# floor epoxy patch



## T-Jet Racer (Nov 16, 2006)

I was wondering if anyone has ever used a self leveling floor epoxy patch. I was thinking about trying it to level the area around my door track, mix it up pour and have a set in track. The idea sounds good but I am looking for input on it Thanks


----------



## rudykizuty (Aug 16, 2007)

I have never read/heard of anyone ever using it and I have zero experience with the stuff. But in my imagination, I think you'd have to be absolutely certain that no portions of your track are below the level that the epoxy will seek once poured.
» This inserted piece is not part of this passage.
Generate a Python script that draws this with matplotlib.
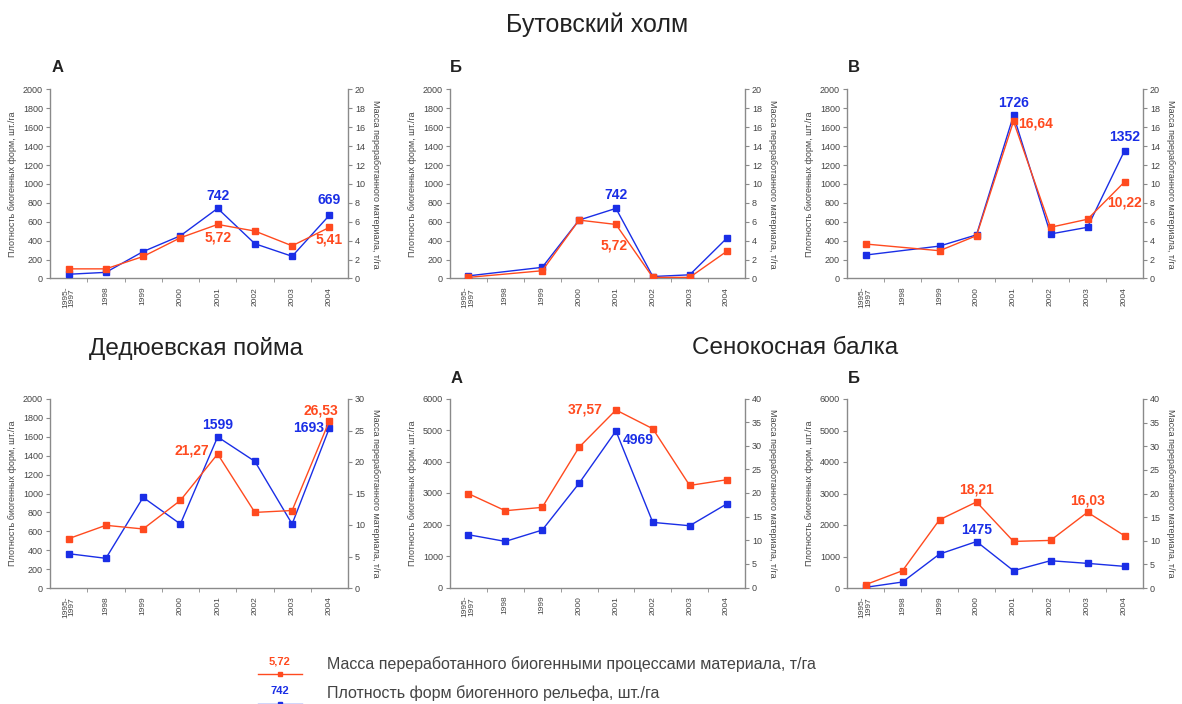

Otherwise, you'll have overrun onto the track surface. Depending on it's consistency, I'm wondering if any might sneak into some of the track joints and foul up rail connections too. 

That said, I really like the look of a sunken track. Good luck with it, whatever method you choose. Please keep us posted.


----------



## Mike(^RacerX^) (Mar 15, 2003)

In theory the epoxy sounds like a good idea.But,as said above,if you are not 100% military spec as far as the track being level,forget it.
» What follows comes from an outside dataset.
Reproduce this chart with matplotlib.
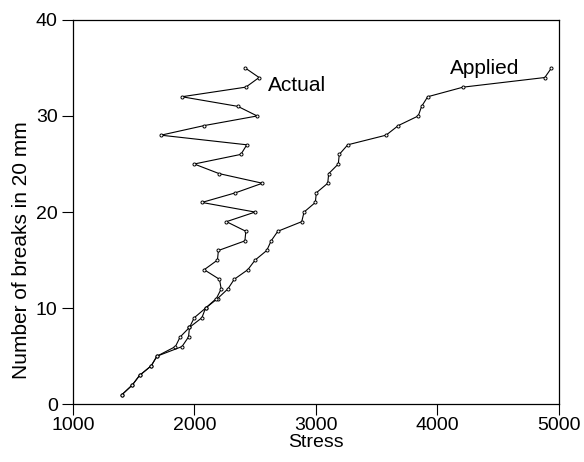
import matplotlib
matplotlib.use("Agg")
import matplotlib.pyplot as plt

plt.rcParams['font.family'] = ['Liberation Sans', 'DejaVu Sans']

breaks = list(range(1, 36))

applied = [1403, 1488, 1548, 1644, 1691, 1843, 1882, 1959, 1998, 2091,
           2190, 2275, 2327, 2439, 2499, 2595, 2631, 2686, 2883, 2902,
           2995, 3003, 3097, 3105, 3184, 3192, 3262, 3577, 3678, 3842,
           3870, 3920, 4212, 4884, 4939]

actual = [1403, 1488, 1548, 1644, 1691, 1897, 1951, 1959, 2061, 2091,
          2180, 2220, 2206, 2080, 2189, 2197, 2415, 2423, 2263, 2499,
          2061, 2337, 2559, 2203, 1998, 2382, 2431, 1724, 2080, 2516,
          2357, 1896, 2423, 2532, 2417]

fig = plt.figure(figsize=(5.84, 4.62), dpi=100)
ax = fig.add_axes([0.125, 0.125, 0.832, 0.832])

style = dict(color='black', linewidth=0.8, marker='o', markersize=2.2,
             markerfacecolor='white', markeredgewidth=0.7)
ax.plot(applied, breaks, **style)
ax.plot(actual, breaks, **style)

ax.text(2606, 32.6, 'Actual', fontsize=15, va='baseline', ha='left')
ax.text(4103, 34.4, 'Applied', fontsize=15, va='baseline', ha='left')

ax.set_xlim(1000, 5000)
ax.set_ylim(0, 40)
ax.set_xticks([1000, 2000, 3000, 4000, 5000])
ax.set_yticks([0, 10, 20, 30, 40])
ax.tick_params(direction='out', length=8, width=0.8, labelsize=14)
ax.tick_params(axis='x', pad=1)
ax.tick_params(axis='y', pad=3)
ax.set_xlabel('Stress', fontsize=14, labelpad=0)
ax.set_ylabel('Number of breaks in 20 mm', fontsize=15)
ax.yaxis.set_label_coords(-0.086, 0.40)
for s in ax.spines.values():
    s.set_linewidth(0.9)

fig.savefig('out.png', dpi=100)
I tried the inlaid track idea on my 16X4 layout.Wasnt what I expected,tore it all up and went with cork borders instead.

Tjet,I have not forgotten you neighbor.I have been putting a LOT of time into my track over the last few weeks,goal being to replicate a routed track as best as I can.ABout another week,two tops,and it will be D O N E DONE.
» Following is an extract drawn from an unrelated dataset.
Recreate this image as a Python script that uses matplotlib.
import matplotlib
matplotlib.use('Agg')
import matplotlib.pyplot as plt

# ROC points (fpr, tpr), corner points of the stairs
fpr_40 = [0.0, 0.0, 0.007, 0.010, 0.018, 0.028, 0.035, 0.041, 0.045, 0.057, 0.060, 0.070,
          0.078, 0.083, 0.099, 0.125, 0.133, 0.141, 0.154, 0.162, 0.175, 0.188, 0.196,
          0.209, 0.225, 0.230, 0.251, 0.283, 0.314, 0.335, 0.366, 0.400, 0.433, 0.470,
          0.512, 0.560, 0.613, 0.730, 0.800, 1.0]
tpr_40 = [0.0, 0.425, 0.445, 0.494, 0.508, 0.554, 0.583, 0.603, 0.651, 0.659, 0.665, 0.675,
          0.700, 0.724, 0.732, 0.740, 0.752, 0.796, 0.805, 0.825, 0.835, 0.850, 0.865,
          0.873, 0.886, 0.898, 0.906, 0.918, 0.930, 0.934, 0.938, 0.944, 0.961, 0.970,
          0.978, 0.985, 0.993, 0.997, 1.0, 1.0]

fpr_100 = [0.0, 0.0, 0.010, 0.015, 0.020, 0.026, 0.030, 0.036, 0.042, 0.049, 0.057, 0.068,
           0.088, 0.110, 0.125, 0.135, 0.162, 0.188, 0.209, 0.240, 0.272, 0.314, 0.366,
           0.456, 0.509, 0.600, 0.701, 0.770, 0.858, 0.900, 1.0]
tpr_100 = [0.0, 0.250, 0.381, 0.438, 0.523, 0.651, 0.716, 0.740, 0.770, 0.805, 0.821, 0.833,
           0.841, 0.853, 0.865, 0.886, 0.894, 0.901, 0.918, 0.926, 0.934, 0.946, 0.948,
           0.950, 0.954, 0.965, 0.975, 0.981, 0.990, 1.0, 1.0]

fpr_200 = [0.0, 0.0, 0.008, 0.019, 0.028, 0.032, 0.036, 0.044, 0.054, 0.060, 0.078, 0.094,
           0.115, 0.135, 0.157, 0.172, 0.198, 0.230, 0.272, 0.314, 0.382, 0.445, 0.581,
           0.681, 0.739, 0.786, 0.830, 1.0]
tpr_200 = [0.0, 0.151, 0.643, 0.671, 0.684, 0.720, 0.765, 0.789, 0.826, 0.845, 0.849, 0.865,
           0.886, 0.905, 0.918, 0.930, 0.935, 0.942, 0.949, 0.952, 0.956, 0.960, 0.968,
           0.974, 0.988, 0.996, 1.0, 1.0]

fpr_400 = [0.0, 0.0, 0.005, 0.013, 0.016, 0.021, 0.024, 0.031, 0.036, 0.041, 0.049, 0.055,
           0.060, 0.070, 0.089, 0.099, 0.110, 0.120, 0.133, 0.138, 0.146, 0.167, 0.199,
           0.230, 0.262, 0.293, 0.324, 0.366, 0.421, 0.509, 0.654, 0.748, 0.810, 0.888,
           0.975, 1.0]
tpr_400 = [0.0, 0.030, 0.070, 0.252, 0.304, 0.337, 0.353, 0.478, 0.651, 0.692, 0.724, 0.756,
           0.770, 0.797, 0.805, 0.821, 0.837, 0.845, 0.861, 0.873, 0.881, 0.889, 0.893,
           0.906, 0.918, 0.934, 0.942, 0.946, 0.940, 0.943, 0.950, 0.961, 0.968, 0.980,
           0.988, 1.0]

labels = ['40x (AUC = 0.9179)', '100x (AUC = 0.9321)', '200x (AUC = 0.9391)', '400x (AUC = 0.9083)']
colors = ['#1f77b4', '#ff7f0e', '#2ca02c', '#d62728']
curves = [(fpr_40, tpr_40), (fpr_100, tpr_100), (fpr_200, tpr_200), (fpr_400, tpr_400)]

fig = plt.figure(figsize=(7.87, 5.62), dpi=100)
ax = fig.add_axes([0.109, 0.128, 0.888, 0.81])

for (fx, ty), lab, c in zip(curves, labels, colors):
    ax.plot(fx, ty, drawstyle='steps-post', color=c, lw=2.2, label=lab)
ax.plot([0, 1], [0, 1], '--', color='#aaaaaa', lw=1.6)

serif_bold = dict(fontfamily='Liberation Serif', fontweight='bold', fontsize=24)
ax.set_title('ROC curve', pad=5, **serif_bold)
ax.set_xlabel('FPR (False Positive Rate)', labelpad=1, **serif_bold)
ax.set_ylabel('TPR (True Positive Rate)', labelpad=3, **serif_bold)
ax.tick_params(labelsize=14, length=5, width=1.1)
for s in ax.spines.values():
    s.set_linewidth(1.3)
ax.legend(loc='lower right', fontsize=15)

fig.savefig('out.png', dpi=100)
Putting in the final pieces this week,and then finishing the electrical stuff.

When its done,I'll have you over,run some laps and shoot the you know what.Im off Mondays and Tuesdays,Id like to try to start some sort of club.Im fairly sure that there are guys within a short driving distance of us that would love to get in on the action.

And I can most definetly help you out as far as getting your layout done as well.The more tracks around here to race on,the better I say.



Mike


----------



## T-Jet Racer (Nov 16, 2006)

Mike(^RacerX^) said:


> In theory the epoxy sounds like a good idea.But,as said above,if you are not 100% military spec as far as the track being level,forget it.
> 
> I tried the inlaid track idea on my 16X4 layout.Wasnt what I expected,tore it all up and went with cork borders instead.
> 
> ...


My track will mostly be a Pa thing but you would be wellcome.


----------



## tjettim (Nov 29, 2005)

Epoxy and similar Alumalite products are expensive and
hard to remove later.I recomend making 1/4" plywood
cutouts by laying the track or identicle track sections
on top of the plywood,tracing and cutting with a jig saw.
Then glue them in place,paint and then seal the track/
plywood gap with black silicone sealant.


----------



## T-Jet Racer (Nov 16, 2006)

tjettim said:


> Epoxy and similar Alumalite products are expensive and
> hard to remove later.I recomend making 1/4" plywood
> cutouts by laying the track or identicle track sections
> on top of the plywood,tracing and cutting with a jig saw.
> ...


I had been thinking masonite but it sucks to cut. 1/4 ply may be the answer I have been looking for thanks


----------



## AfxToo (Aug 29, 2003)

Do an experimental section before you commit. I would caulk where the track meets the table to be sure no epoxy seeps under the track.


----------



## Tjettom (Jan 1, 2008)

*Inlaid Track*

I Have Built About A Dozen Tomy Tracks And Have Inlaid Them All Using Masonite And Construstion Glue....they Come Out Perfect If Done Right If You Use A Very Smooth Blade That Cuts With No Burrs Or Fuzzing. Also When Glueing Down The Masonite There Is A Trick To Floating The (a Bit Thinner )masonite To The Exact Level Of The Plastic Track...
I Race Rubber Tired Dirt Track Tjets And A Perfectly Smooth Border Is A Must....

Tjettom Baker


----------



## T-Jet Racer (Nov 16, 2006)

I was going to do mdf but to nail the track and get a good outline in mdf is like impossible brads just bouce off the stuff. Then i was going to nail thru paper get an outline and transfer it but I think the 1/4 ply will do well, I can adjust the track, tack it in place then get a good outline. Thanks for all the help


----------



## tjd241 (Jan 25, 2004)

*Sculptamold or similar product?*

I considered a lot of these products mentioned. I wanted a flush look that you might expect to see on a 1:1 roadway too. Didn't have much in the way of powertools that would do a decent job of cutting sheet goods though. So I used sculptamold. Seemed to work pretty good. Filled in some areas over a layer of bubble wrap... on others I built up the b-wrap by stuffing it and then put a layer of sculptamold over it. No power tools... just a cake frosting spatula.  nd


----------



## tomhocars (Oct 19, 2005)

Some home centers or building suppliers have 1/4 in. sheet rock.It cuts easy,is light and if you mess up the cuts you can fix it with wallboard compound.You're not using it for structural strenth.You can put it down with construction adhesive.Tom


----------



## Ogre (Jan 31, 2007)

*Foam Board*

I too wanted a below level track. I needed to keep in mind that weight was an issue for me, so I used 1/4" foam board covered with plaster cloth, so far it's working out well. Used silicone sealant to hold in place and Spackle to fill in where needed. Whatever you decide good luck.

Ogre


----------